In a relational database, you might model such relationships in a single table, or in two tables with a relationship between them. In general, in a document database, you would simply put it all in a single document, with nullable fields as required. This is a simple case, but gets rid of a join. Updating either record requires an update of the document.

One to (not too) many relationships.

In a relational database, this is going to be expressed as a parent table, with a child table that has a foreign key back to the parent. In the relational model, you’d retrieve the parent and children in one shot by either returning two recordsets, or by using a join to flatten the relationship. In a document database, if the children are not relevant without the parents, you’d simply have an array in the document being stored. Retrieval of this dataset would not require a join and would not require parsing, but updating a child record would require you to update the parent document.

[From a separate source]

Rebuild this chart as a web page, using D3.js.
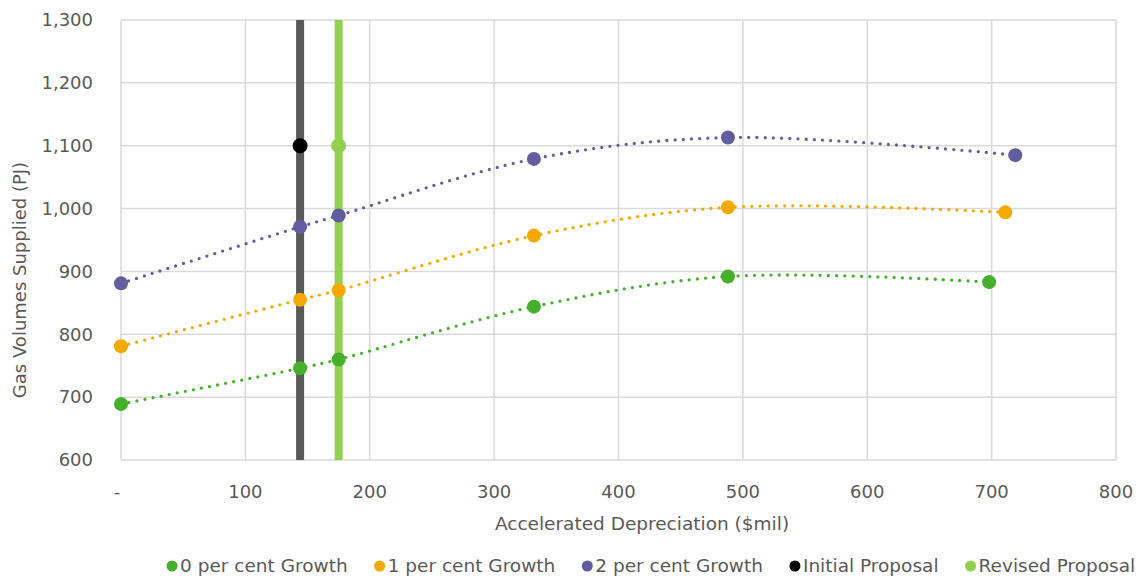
<!DOCTYPE html>
<html>
<head>
<meta charset="utf-8">
<script src="https://cdn.jsdelivr.net/npm/d3@7"></script>
<style>
  body { margin: 0; background: #fff; }
  text { font-family: "DejaVu Sans", Verdana, sans-serif; fill: #595959; }
</style>
</head>
<body>
<script>
// data
var seriesNames = ["0 per cent Growth", "1 per cent Growth", "2 per cent Growth"];
var growth0x = [0, 144, 175, 332, 488, 698];
var growth0y = [689, 746, 760, 844, 892, 883];
var growth1x = [0, 144, 175, 332, 488, 711];
var growth1y = [781, 855, 870, 957, 1002, 994];
var growth2x = [0, 144, 175, 332, 488, 719];
var growth2y = [881, 971, 989, 1079, 1113, 1085];
var proposalNames = ["Initial Proposal", "Revised Proposal"];
var proposalX = [144, 175];
var proposalY = [1100, 1100];
var xTicks = [0, 100, 200, 300, 400, 500, 600, 700, 800];
var yTicks = [600, 700, 800, 900, 1000, 1100, 1200, 1300];

var colors = ["#46b02c", "#f4a900", "#625d9e"];
var propColors = ["#000000", "#92d050"];
var propLineColors = ["#595959", "#92d050"];

var W = 1141, H = 578;
var margin = {top: 20, right: 25, bottom: 118, left: 121};
var width = W - margin.left - margin.right,
    height = H - margin.top - margin.bottom;

var svg = d3.select("body").append("svg")
    .attr("width", W)
    .attr("height", H);
var g = svg.append("g")
    .attr("transform", "translate(" + margin.left + "," + margin.top + ")");

var x = d3.scaleLinear().domain([0, 800]).range([0, width]);
var y = d3.scaleLinear().domain([600, 1300]).range([height, 0]);

// gridlines
g.selectAll(".hgrid").data(yTicks).enter().append("line")
    .attr("x1", 0).attr("x2", width)
    .attr("y1", function (d) { return y(d); })
    .attr("y2", function (d) { return y(d); })
    .attr("stroke", "#d9d9d9").attr("stroke-width", 1.5);
g.selectAll(".vgrid").data(xTicks).enter().append("line")
    .attr("y1", 0).attr("y2", height)
    .attr("x1", function (d) { return x(d); })
    .attr("x2", function (d) { return x(d); })
    .attr("stroke", "#d9d9d9").attr("stroke-width", 1.5);

// tick labels
var fmt = d3.format(",");
g.selectAll(".ylab").data(yTicks).enter().append("text")
    .attr("x", -28).attr("y", function (d) { return y(d); })
    .attr("dy", "0.35em").attr("text-anchor", "end")
    .style("font-size", "18px")
    .text(function (d) { return fmt(d); });
g.selectAll(".xlab").data(xTicks).enter().append("text")
    .attr("x", function (d) { return d === 0 ? x(d) - 4 : x(d); })
    .attr("y", height + 32)
    .attr("dy", "0.35em").attr("text-anchor", "middle")
    .style("font-size", "18px")
    .text(function (d) { return d === 0 ? "-" : fmt(d); });

// axis titles
svg.append("text")
    .attr("x", 642).attr("y", 524).attr("dy", "0.35em")
    .attr("text-anchor", "middle").style("font-size", "18.5px")
    .text("Accelerated Depreciation ($mil)");
svg.append("text")
    .attr("transform", "translate(20,280) rotate(-90)")
    .attr("dy", "0.35em")
    .attr("text-anchor", "middle").style("font-size", "18px")
    .text("Gas Volumes Supplied (PJ)");

// proposal lines
proposalX.forEach(function (px, i) {
    g.append("line")
        .attr("x1", x(px)).attr("x2", x(px))
        .attr("y1", y(1300)).attr("y2", y(600))
        .attr("stroke", propLineColors[i]).attr("stroke-width", 8);
});

var series = [
    {xs: growth0x, ys: growth0y},
    {xs: growth1x, ys: growth1y},
    {xs: growth2x, ys: growth2y}
];

// smoothed dotted lines through the points
var line = d3.line()
    .curve(d3.curveCatmullRom.alpha(0.5))
    .x(function (d) { return x(d[0]); })
    .y(function (d) { return y(d[1]); });

series.forEach(function (s, i) {
    var pts = s.xs.map(function (v, j) { return [v, s.ys[j]]; });
    g.append("path")
        .datum(pts)
        .attr("d", line)
        .attr("fill", "none")
        .attr("stroke", colors[i])
        .attr("stroke-width", 3.3)
        .attr("stroke-linecap", "round")
        .attr("stroke-dasharray", "0 8.2");
});

// markers
series.forEach(function (s, i) {
    g.selectAll(".m" + i).data(s.xs).enter().append("circle")
        .attr("cx", function (d) { return x(d); })
        .attr("cy", function (d, j) { return y(s.ys[j]); })
        .attr("r", 7)
        .attr("fill", colors[i]);
});
proposalX.forEach(function (px, i) {
    g.append("circle")
        .attr("cx", x(px)).attr("cy", y(proposalY[i]))
        .attr("r", 7.5).attr("fill", propColors[i]);
});

// legend
var legendItems = seriesNames.map(function (n, i) { return {name: n, color: colors[i]}; })
    .concat(proposalNames.map(function (n, i) { return {name: n, color: propColors[i]}; }));
var legend = svg.append("g").attr("transform", "translate(0,566)");
var lx = 166;
legendItems.forEach(function (it) {
    legend.append("circle").attr("cx", lx + 6).attr("cy", 0).attr("r", 5.5).attr("fill", it.color);
    var t = legend.append("text").attr("x", lx + 14).attr("y", 0).attr("dy", "0.35em")
        .style("font-size", "18.5px").text(it.name);
    lx += 14 + t.node().getComputedTextLength() + 26;
});
</script>
</body>
</html>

One to (a great) many relationships.

In a relational database, this would again be expressed as two tables joined with a foreign key (and hopefully with some appropriate indices). In a document database, this typically would not all be stored in the manner previously outlined, because any retrieval of the parent brings back all the child records. Instead, you would typically store the child records as their own documents, with a reference back to the parent. That way you could grab sane recordsets without getting humongous amounts of data. This can be interesting as more child records pile up, but you could also use a hybrid approach.

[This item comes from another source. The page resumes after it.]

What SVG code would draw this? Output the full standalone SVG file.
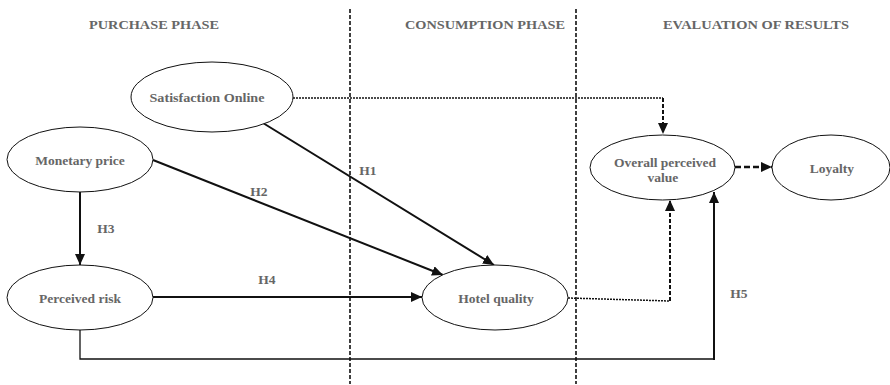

Many to Many relationships

In a relational database model, this would be expressed by having two entity tables, with a join table between them. Multiple joins would be used for retrieval. This gets interesting in document databases, because the model is no longer based around entities, but around how they are read. It’s entirely possible that you might express such a relationship with two separate documents, one for each end of the relationship. Each would have its related keys stored as an array under the aggregate root. This can be interesting in terms of keeping both documents up to date.

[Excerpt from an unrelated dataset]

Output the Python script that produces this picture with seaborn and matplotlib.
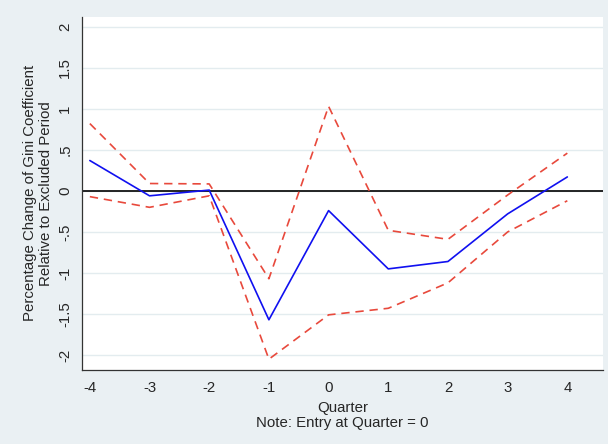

In relational databases, this will either be modeled using some sort of hierarchyid type (and related functions) or simply be a long chain of foreign keys. The latter is extremely annoying, btw., as you can end up with an unknown number of joins. In a document database, you have many options. For instance, if hierarchies don’t change frequently, you could simply store the whole tree in a single document. You might also consider storing the data for each node in its own document, and having an array with references to the parents back to the beginning, and a nested set of arrays listing the children. The approaches can be hybridized considerably based on your needs. The downside of the document db approach here is that writes may require numerous updates to be complete. However, reads, which are typically the bulk of data access, only require a single operation.

Key value pairs

In a relational database this is often done with a three column table, with one column for the related entity, a column for the key, and a column for the value. Type safety here is garbage, as in index performance on the value. In a document database, this would simply be stored in a dictionary under the entity document, provided that the data was small in size. If there was a larger amount of data, or if some parts aren’t frequently used, this data could be stored in a different document. In addition to avoiding the type safety and performance issues of the relational model, it’s also easier to store complex types in this structure, without having to serialize json or do odd things with your keys to indicate nesting.

Sparse tables

Sometimes entities have a lot of fields, few of which are actually filled in. This can be for a variety of reasons. In a relational model, you can do several approaches to this one. Key value pairs, nullable columns, or even multiple other tables for sets of values could be used. All of these approaches have problems – you just pick the problems you can stand to have. In a document database, these can just be nullable fields on the document.

Final thoughts

Storing things in a document database is somewhat similar to the way a lot of really old apps stored things in the filesystem, with rather similar structural patterns, but better querying and concurrency. A document database doesn’t have to be your entire data storage. It can be hugely effective, even if you just use it to cache the results of complex queries from the backend of a system. Concurrency problems are often alleviated by document databases, but in cases where they aren’t, event streaming can also help.

Book Club

The 17 Essential Qualities of a Team Player

John C. Maxwell

The final quality of a team player is Tenacious. “Never, never, never quit.” Maxwell starts his last chapter with a personal story about a trip to London with his wife and some friends. While he wanted to see the home of John Wesley and another of his friends wanted to visit sites related to C.S. Lewis one friend had his heart set on getting a picture at Abbey Road like on the Beatles album. {Yes, I’ve done it too…barefoot and all.} Unfortunately when they went to get the picture taken the road was closed for construction. Being their last day in London this was the only chance they had so they persisted in talking to the construction crew until they eventually allowed them to take the picture. He goes on to talk about how tenacity is crucial to success giving three ways tenacity is expressed. First it means giving all that you have, but that doesn’t mean giving more than you have to give. Next it is working with determination instead of relying on luck or fate. Finally, tenacity is not quitting until the job is done no matter how tired you become. He closes with three ways to improve your tenacity: work hard and smart, stand for something and act with integrity toward it, and make work into a competitive game.

Tricks of the Trade

Be willing to try new things and shift your thinking to fit those new things.